Structured play: what is it?
Structured play is when an adult provides resources, starts play or joins in with children’s play to offer some direction or guidelines.
Free play is unplanned play that just happens, depending on what children are interested in at the time.
Structured play and free play are both important for children’s development.
How structured play can help autistic children
Structured play activities can be particularly useful for autistic children who are learning early play skills like sharing, taking turns and interacting with other children.
This is because structured play activities usually give children clear guidelines about what to do and when. They also usually have clear end points. This can help your child understand the steps, skills, activities or ideas that are needed to get to the end goal of the game. It makes games and play activities more predictable and manageable for autistic children.
All of this creates a lower-stress environment where your child can try out the skills they need to play and interact successfully with other children.
How to structure a play activity for autistic children
The first step is choosing an appropriate play activity. Activities that have a clear goal and end point are best. These include jigsaws, puzzle books, song and action DVDs, picture lotto and matching games.
Next, you could try creating a visual support:
- Represent each step of the activity with visual cues attached to a board. The cues could be objects, pictures or words.
- Pull off each cue during the activity as your child progresses, so that your child can clearly see the next stage of the activity.
- Gradually reduce your support until your child can use the visual support and complete the activity on their own.
To start with, your child might not find the activity or its end result fun by itself. You might need to add something else to help your child learn that this type of play can be fun. For example, if your child loves your tickles, you can tickle your child after each stage of the activity is finished, and then have a big tickle session at the end of the whole activity.
This extra reinforcement will help your child to have a positive experience of the structured play activity while they’re learning play skills.
Structured play with autistic children: tips
These tips can help you and your autistic child get the most out of structured play:
- Use your child’s interests. For example, if your child loves Thomas the Tank Engine, start by using Thomas-themed jigsaws, puzzles or colouring books.
- Choose activities that your child can do. Think about which stage of play your child is at and try moving play onto the next stage. For example, if your child is banging blocks, introduce some turn-taking with the blocks.
- Use your child’s strengths. For example, if your child responds well to visual cues, try a very visual activity like sorting coloured blocks.
- Talk only as much as you need to.
- Keep playtime short.
- Redirect inappropriate play. For example, if your child is banging blocks together, you could prompt your child to stack them or redirect your child to different activity that involves banging.

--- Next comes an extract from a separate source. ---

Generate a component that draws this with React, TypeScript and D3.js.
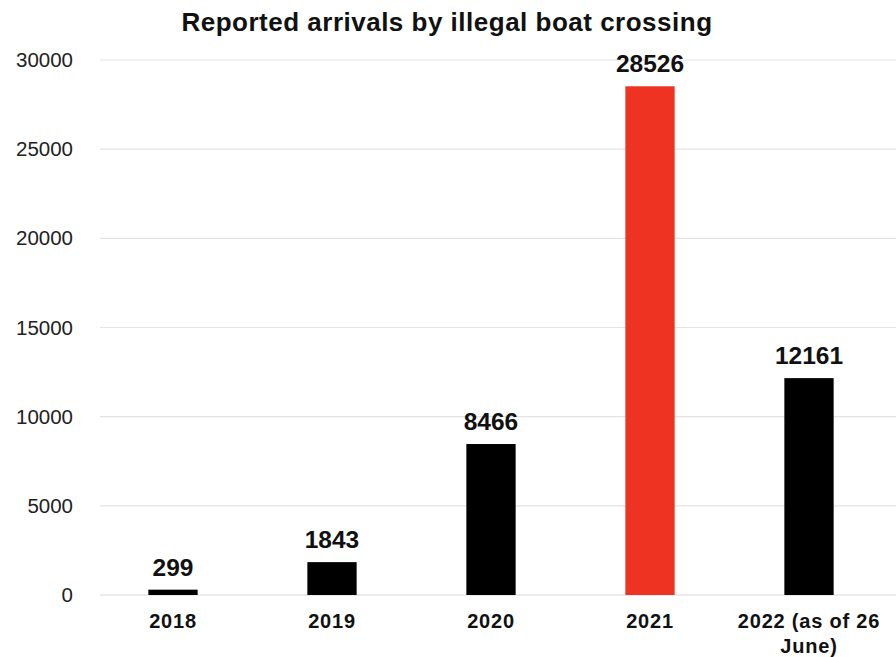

Building on structured play with autistic children
As your autistic child learns to complete structured play activities on their own, you can begin to expand how long you play and the number of activities you do with your child. For example, once your child can complete a few activities, try to set up a few different play stations around the house.
This way, your child can practise moving between activities and focusing on different things without having you there all the time.